In order to prevent the defendant from disposing of property, the plaintiff can request an order of attachment from the court without giving the defendant prior notice. However, following the attachment order, the plaintiff has five days to file a motion to confirm the order and must serve the defendant with notice of that motion. The plaintiff must then establish the existence of one of the grounds listed above as grounds for attachment as well as demonstrate the likelihood of success in the lawsuit. At this stage, the defendant has an opportunity to present his or her arguments in opposition to the motion.
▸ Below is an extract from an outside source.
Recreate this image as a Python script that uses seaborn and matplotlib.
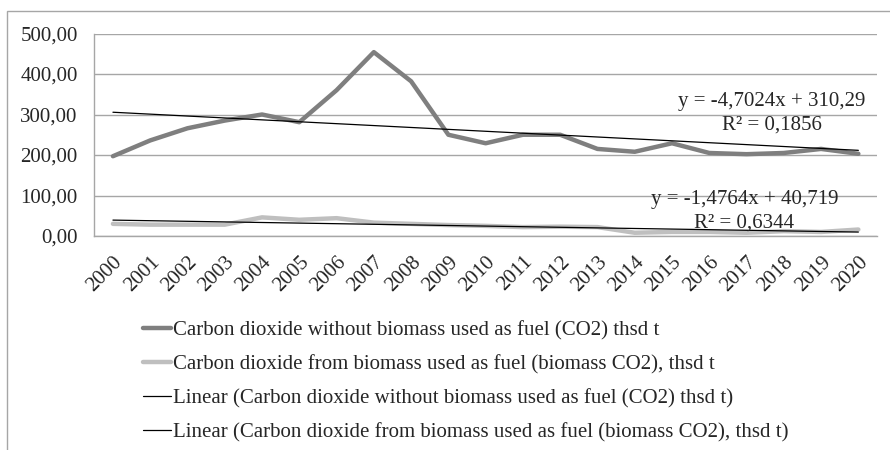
import numpy as np
import pandas as pd
import matplotlib
matplotlib.use("Agg")
import matplotlib.pyplot as plt
import seaborn as sns
from matplotlib.patches import Rectangle

years = list(range(2000, 2021))
co2_without_biomass = [197, 236, 266, 285, 300, 281, 360, 454, 382, 250, 229,
                       250, 250, 215, 208, 229, 205, 202, 205, 215, 203]
co2_biomass = [30, 28, 28, 28, 46, 40, 44, 33, 30, 27, 25,
               22, 23, 22, 8, 10, 10, 8, 12, 10, 16]
trend_slopes = [-4.7024, -1.4764]
trend_intercepts = [310.29, 40.719]
trend_r2 = [0.1856, 0.6344]
y_ticks = [0, 100, 200, 300, 400, 500]
labels = ["Carbon dioxide without biomass used as fuel (CO2) thsd t",
          "Carbon dioxide from biomass used as fuel (biomass CO2), thsd t"]

sns.set_style("white")
plt.rcParams['font.family'] = ['Liberation Serif', 'DejaVu Serif']

df = pd.DataFrame({"year": years, "main": co2_without_biomass, "bio": co2_biomass})
idx = np.arange(1, len(years) + 1)
df["trend_main"] = trend_slopes[0] * idx + trend_intercepts[0]
df["trend_bio"] = trend_slopes[1] * idx + trend_intercepts[1]

fig = plt.figure(figsize=(8.9, 4.5), dpi=100)
ax = fig.add_axes([94.3 / 890, 1 - 236 / 450, (877 - 94.3) / 890, (236 - 33.5) / 450])

grid_c = "#a6a6a6"
fs = 15

sns.lineplot(data=df, x="year", y="main", ax=ax, color="#7f7f7f", linewidth=3.2,
             label=labels[0], legend=False)
sns.lineplot(data=df, x="year", y="bio", ax=ax, color="#bfbfbf", linewidth=3.2,
             label=labels[1], legend=False)
sns.lineplot(data=df, x="year", y="trend_main", ax=ax, color="black", linewidth=0.9,
             label="Linear (" + labels[0] + ")", legend=False)
sns.lineplot(data=df, x="year", y="trend_bio", ax=ax, color="black", linewidth=0.9,
             label="Linear (" + labels[1] + ")", legend=False)

ax.set_xlim(years[0] - 0.5, years[-1] + 0.5)
ax.set_ylim(0, 500)
ax.set_yticks(y_ticks)
ax.set_yticklabels([f"{v:.2f}".replace(".", ",") for v in y_ticks], fontsize=fs)
ax.set_xticks(years)
ax.set_xticklabels([str(y) for y in years], fontsize=fs, rotation=45,
                   ha="right", rotation_mode="anchor")
ax.set_xticks(np.arange(years[0] - 0.5, years[-1] + 1.0, 1.0), minor=True)
ax.tick_params(axis="x", which="major", length=0, pad=12)
ax.tick_params(axis="x", which="minor", length=5, color=grid_c, width=1)
ax.tick_params(axis="y", which="major", length=6, color=grid_c, width=1, pad=6)
ax.set_xlabel("")
ax.set_ylabel("")
ax.yaxis.grid(True, color=grid_c, linewidth=1)
ax.set_axisbelow(True)
for s in ["top", "right"]:
    ax.spines[s].set_visible(False)
for s in ["left", "bottom"]:
    ax.spines[s].set_color(grid_c)
    ax.spines[s].set_linewidth(1)

def fmt(v, d):
    return f"{v:.{d}f}".replace(".", ",")

ax.text(2017.67, 332, f"y = {fmt(trend_slopes[0], 4)}x + {fmt(trend_intercepts[0], 2)}",
        ha="center", va="center", fontsize=fs)
ax.text(2017.67, 273, f"R² = {fmt(trend_r2[0], 4)}", ha="center", va="center", fontsize=fs)
ax.text(2016.94, 89, f"y = {fmt(trend_slopes[1], 4)}x + {fmt(trend_intercepts[1], 3)}",
        ha="center", va="center", fontsize=fs)
ax.text(2016.94, 32, f"R² = {fmt(trend_r2[1], 4)}", ha="center", va="center", fontsize=fs)

handles, labs = ax.get_legend_handles_labels()
fig.legend(handles, labs, loc="upper left", bbox_to_anchor=(143 / 890, 1 - 321 / 450),
           frameon=False, fontsize=fs, handlelength=1.35, handletextpad=0.1,
           labelspacing=0.69, borderpad=0, borderaxespad=0)

fig.patches.append(Rectangle((7 / 890, -0.1), 1.2, 1.1 - 11 / 450,
                             transform=fig.transFigure, fill=False,
                             edgecolor=grid_c, linewidth=1))

fig.savefig("out.png", dpi=100)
If the court allows attachment, the defendant may post a bond in the amount of the value of the attached property to serve as a security in lieu of the actual piece of property. This allows a defendant to remove restrictions on the property since it has been replaced with an equivalent amount in cash.
A recent decision of the New York Supreme Court, Appellate Division, Third Department highlights when pre-judgment attachment is allowed. The case of Haise v. Hussain involved a lawsuit by an estate representative against a limousine operator after an accident resulting from a catastrophic brake failure. The defendants were the three individual owners of the limousine company. The plaintiff sought pre-judgment attachment of four parcels of real property. The Court held two grounds for pre-judgment attachment were satisfied.
First, the Court found that the Defendant’s listing of four parcels for sale when litigation was pending (or when the Defendants knew litigation was imminent) was an attempt to “dispose” of property. Further, an intent to defraud creditors was established both by the timing of the attempted sale, as well as other improper transfers of property by Defendants.
Second, the attachment was justified based on the fact that one Defendant was a non-domiciliary residing outside the state based on newspaper articles that indicated he had returned to Pakistan with no intent to return. While one justice questioned the second ground, all the justices agreed that there was sufficient basis to allow attachment of the property.